Problem details ▸ Can you set down, exactly as they appear below, the lines from the opening of the material through the one bearing "[entete, minimum width=230pt]", minus the pictures?

------ Provided entries ------

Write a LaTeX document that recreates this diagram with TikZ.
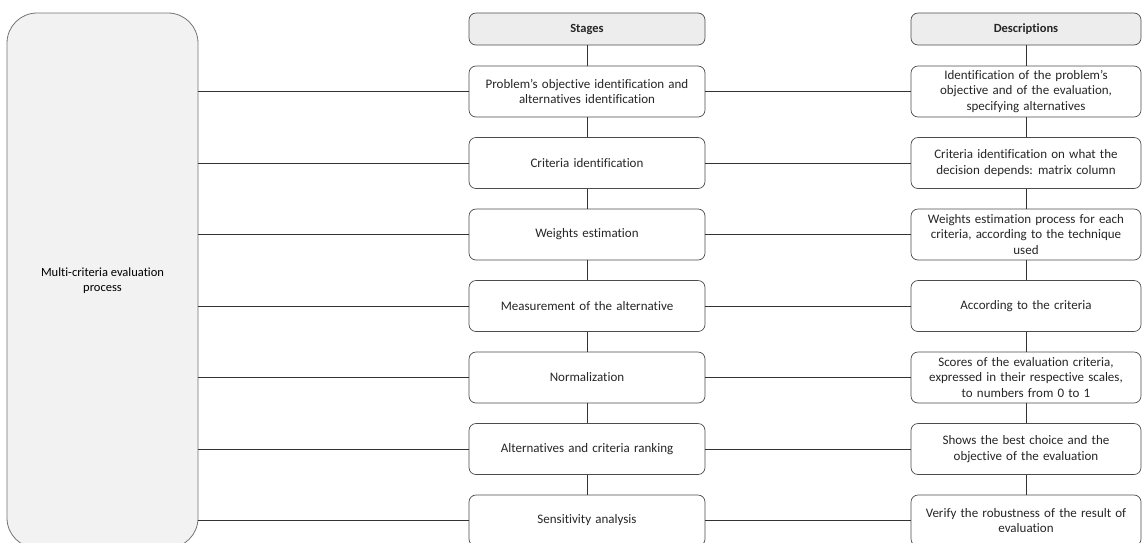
\documentclass[tikz,border=0pt]{standalone}
\usepackage{fontspec}
\setmainfont[Ligatures=CommonOff]{Carlito}
\newcommand{\largesp}{\spaceskip=4.2pt plus 1pt minus 0.5pt\relax}
\tikzset{
  etape/.style={draw=black!70, line width=0.7pt, rounded corners=7pt, fill=white,
    minimum width=236pt, minimum height=51pt, align=center, inner sep=1pt,
    text=black!85, font=\fontsize{13}{15.6}\selectfont\largesp},
  descr/.style={etape, minimum width=230pt},
  entete/.style={etape, fill=black!7, minimum height=32pt,
    font=\fontsize{12.5}{14}\selectfont\bfseries},
  lien/.style={draw=black!80, line width=0.8pt}
}
\begin{document}
\begin{tikzpicture}[x=1pt, y=-1pt]
        \useasboundingbox (0,0) rectangle (1146,542);
        \clip (0,0) rectangle (1146,542);

        % Processus (gauche)
        \node [draw=black!55, line width=0.8pt, fill=black!5, rounded corners=30pt,
               minimum width=191pt, minimum height=535pt, align=center,
               font=\fontsize{12.5}{15}\selectfont, text=black]
              (proc) at (102.5, 280.5) {Multi-criteria evaluation\\process};

        % En-tetes
        \node [entete] (hstage) at (587, 29) {Stages};
        \node [entete, minimum width=230pt] (hdesc) at (1026, 29) {Descriptions};

        % Etapes (centre)
        \node [etape] (s1) at (587, 91.5) {Problem’s objective identification and\\alternatives identification};
        \node [etape] (s2) at (587, 163) {Criteria identification};
        \node [etape] (s3) at (587, 234.5) {Weights estimation};
        \node [etape] (s4) at (587, 306) {Measurement of the alternative};
        \node [etape] (s5) at (587, 377.5) {Normalization};
        \node [etape] (s6) at (587, 449) {Alternatives and criteria ranking};
        \node [etape] (s7) at (587, 520.5) {Sensitivity analysis};

        % Descriptions (droite)
        \node [descr] (d1) at (1026, 91.5) {Identification of the problem’s\\objective and of the evaluation,\\specifying alternatives};
        \node [descr] (d2) at (1026, 163) {Criteria identification on what the\\decision depends: matrix column};
        \node [descr] (d3) at (1026, 234.5) {Weights estimation process for each\\criteria, according to the technique\\used};
        \node [descr] (d4) at (1026, 306) {According to the criteria};
        \node [descr] (d5) at (1026, 377.5) {Scores of the evaluation criteria,\\expressed in their respective scales,\\to numbers from 0 to 1};
        \node [descr] (d6) at (1026, 449) {Shows the best choice and the\\objective of the evaluation};
        \node [descr] (d7) at (1026, 520.5) {Verify the robustness of the result of\\evaluation};

        % Liens
        \draw [lien] (hstage) -- (s1) -- (s2) -- (s3) -- (s4) -- (s5) -- (s6) -- (s7);
        \draw [lien] (hdesc) -- (d1) -- (d2) -- (d3) -- (d4) -- (d5) -- (d6) -- (d7);
        \foreach \i in {1,...,7} {
            \draw [lien] (proc.east |- s\i) -- (s\i.west);
            \draw [lien] (s\i) -- (d\i);
        }
\end{tikzpicture}
\end{document}
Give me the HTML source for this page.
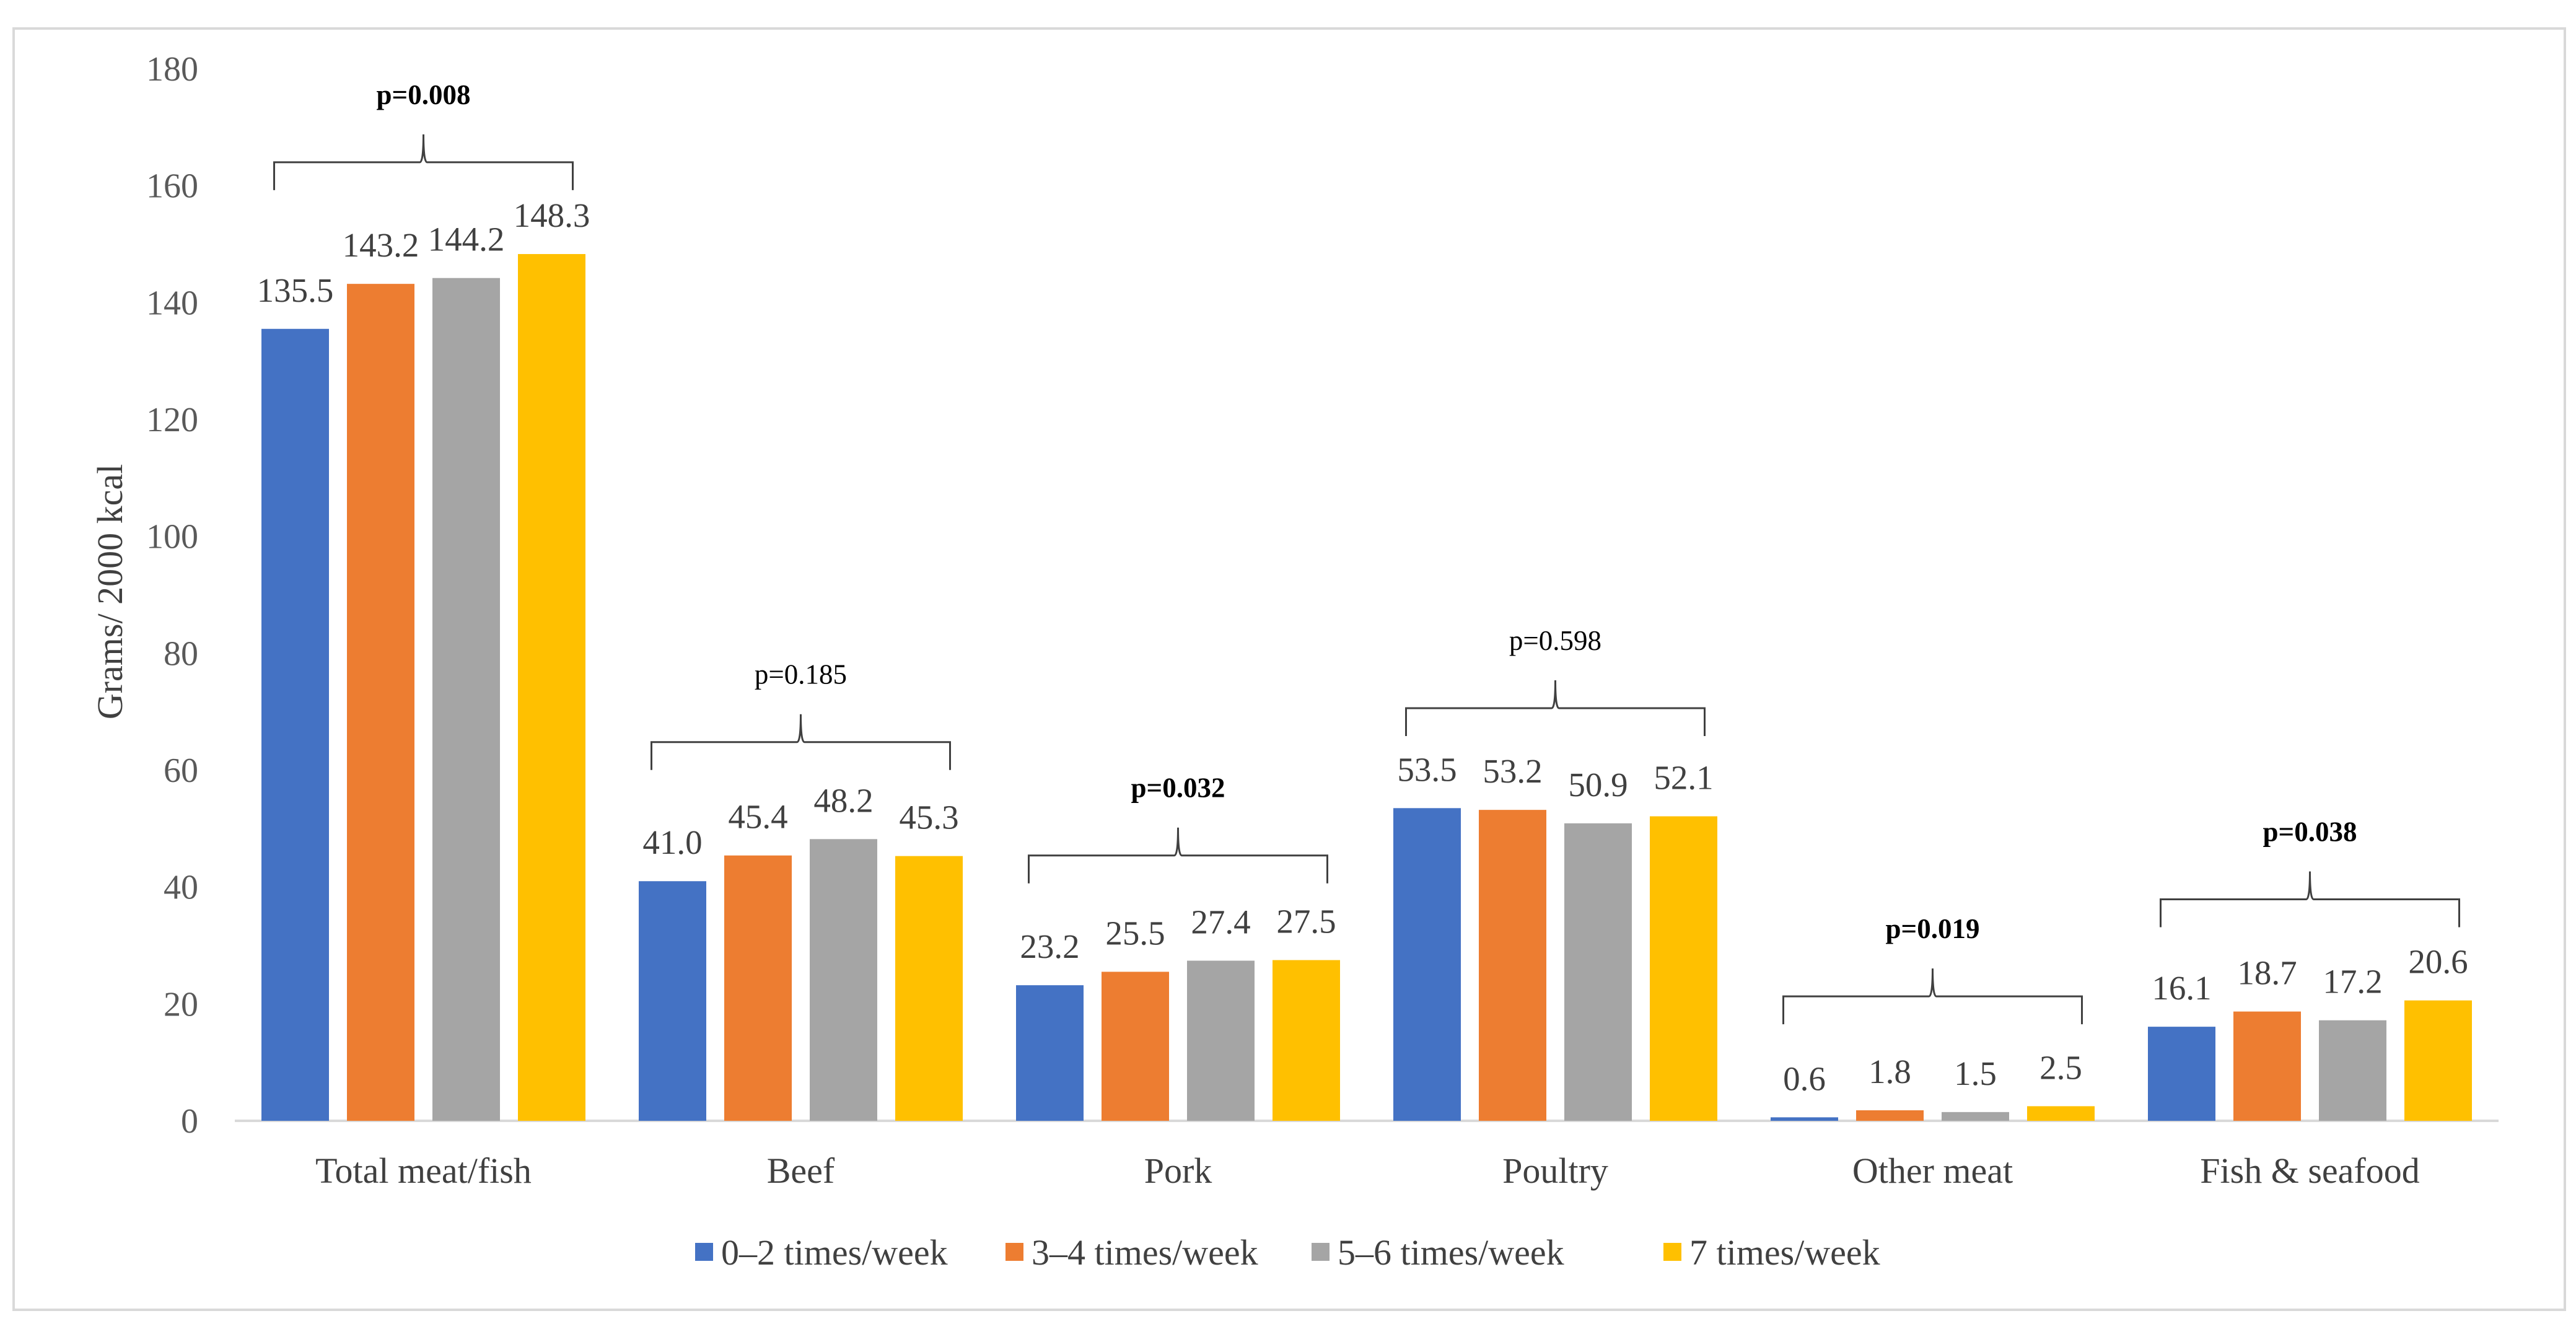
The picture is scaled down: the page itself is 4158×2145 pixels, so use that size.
<!DOCTYPE html>
<html><head><meta charset="utf-8"><style>
html,body{margin:0;padding:0;background:#fff;}
svg{display:block;font-family:"Liberation Serif",serif;}
</style></head><body>
<svg id="chart" width="4158" height="2145" viewBox="0 0 4158 2145">
<rect x="22" y="46" width="4118" height="2068" fill="#fff" stroke="#d9d9d9" stroke-width="4"/>
<g id="grid"></g>
<g id="bars"></g>
<g id="labels"></g>
<g id="brackets"></g>
<text x="0" y="0" transform="translate(197,955) rotate(-90)" text-anchor="middle" font-size="58" fill="#404040">Grams/ 2000 kcal</text>
<g id="legend"></g>
</svg>
<script>
const categories = ["Total meat/fish","Beef","Pork","Poultry","Other meat","Fish & seafood"];
const seriesNames = ["0–2 times/week","3–4 times/week","5–6 times/week","7 times/week"];
const s1 = [135.5,41.0,23.2,53.5,0.6,16.1];
const s2 = [143.2,45.4,25.5,53.2,1.8,18.7];
const s3 = [144.2,48.2,27.4,50.9,1.5,17.2];
const s4 = [148.3,45.3,27.5,52.1,2.5,20.6];
const pValues = ["p=0.008","p=0.185","p=0.032","p=0.598","p=0.019","p=0.038"];
const pBold = [true,false,true,false,true,true];
const pBracket = [164.0,64.8,45.4,70.6,21.3,37.9];
const yTicks = [0,20,40,60,80,100,120,140,160,180];

const NS="http://www.w3.org/2000/svg";
const colors=["#4472C4","#ED7D31","#A5A5A5","#FFC000"];
const series=[s1,s2,s3,s4];
const X0=379,X1=4033,Y0=1809,Ytop=111,VMAX=180;
const yS=v=>Y0-v*(Y0-Ytop)/VMAX;
const band=(X1-X0)/categories.length;
const xC=i=>X0+band*(i+0.5);
const BW=109,STEP=138;
function mk(tag,attrs,parent,text){const e=document.createElementNS(NS,tag);for(const k in attrs)e.setAttribute(k,attrs[k]);if(text!==undefined)e.textContent=text;parent.appendChild(e);return e;}
const grid=document.getElementById('grid'),bars=document.getElementById('bars'),labels=document.getElementById('labels'),br=document.getElementById('brackets'),lg=document.getElementById('legend');
yTicks.forEach(t=>{
  const e=mk('text',{x:320,y:yS(t)+19,'text-anchor':'end','font-size':56,fill:'#595959'},labels,String(t));
  
  
});
const ax=mk('line',{x1:X0,x2:X1,y1:Y0,y2:Y0,stroke:'#d9d9d9','stroke-width':4},grid);


categories.forEach((c,i)=>{
  series.forEach((s,j)=>{
    const cx=xC(i)+(j-1.5)*STEP;
    const r=mk('rect',{x:cx-BW/2,y:yS(s[i]),width:BW,height:Y0-yS(s[i]),fill:colors[j]},bars);
    
    
    const t=mk('text',{x:cx,y:yS(s[i])-44,'text-anchor':'middle','font-size':55,fill:'#404040'},labels,s[i].toFixed(1));
    
    
  });
  const cl=mk('text',{x:xC(i),y:1909,'text-anchor':'middle','font-size':58,fill:'#404040'},labels,c);
  
  
  const by=yS(pBracket[i]),cx=xC(i),hw=241,h=45;
  const p=mk('path',{d:`M${cx-hw},${by+h} L${cx-hw},${by} L${cx-6},${by} Q${cx},${by} ${cx},${by-h} Q${cx},${by} ${cx+6},${by} L${cx+hw},${by} L${cx+hw},${by+h}`,fill:'none',stroke:'#404040','stroke-width':3},br);
  
  
  const pt=mk('text',{x:cx,y:by-94,'text-anchor':'middle','font-size':45,'font-weight':pBold[i]?'bold':'normal',fill:'#000'},br,pValues[i]);
  
  
});
const lx=[1122,1623,2117,2685];
seriesNames.forEach((n,j)=>{
  const g=mk('g',{},lg);
  
  
  mk('rect',{x:lx[j],y:2006,width:29,height:29,fill:colors[j]},g);
  mk('text',{x:lx[j]+42,y:2041,'font-size':58,fill:'#404040'},g,n);
});
</script>
</body></html>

------

Task answer ▸
Write a LaTeX document that recreates this diagram with TikZ.
\documentclass[tikz,border=0pt]{standalone}
\usepackage{fontspec}
\setmainfont[Ligatures=CommonOff]{Carlito}
\newcommand{\largesp}{\spaceskip=4.2pt plus 1pt minus 0.5pt\relax}
\tikzset{
  etape/.style={draw=black!70, line width=0.7pt, rounded corners=7pt, fill=white,
    minimum width=236pt, minimum height=51pt, align=center, inner sep=1pt,
    text=black!85, font=\fontsize{13}{15.6}\selectfont\largesp},
  descr/.style={etape, minimum width=230pt},
  entete/.style={etape, fill=black!7, minimum height=32pt,
    font=\fontsize{12.5}{14}\selectfont\bfseries},
  lien/.style={draw=black!80, line width=0.8pt}
}
\begin{document}
\begin{tikzpicture}[x=1pt, y=-1pt]
        \useasboundingbox (0,0) rectangle (1146,542);
        \clip (0,0) rectangle (1146,542);

        % Processus (gauche)
        \node [draw=black!55, line width=0.8pt, fill=black!5, rounded corners=30pt,
               minimum width=191pt, minimum height=535pt, align=center,
               font=\fontsize{12.5}{15}\selectfont, text=black]
              (proc) at (102.5, 280.5) {Multi-criteria evaluation\\process};

        % En-tetes
        \node [entete] (hstage) at (587, 29) {Stages};
        \node [entete, minimum width=230pt] (hdesc) at (1026, 29) {Descriptions};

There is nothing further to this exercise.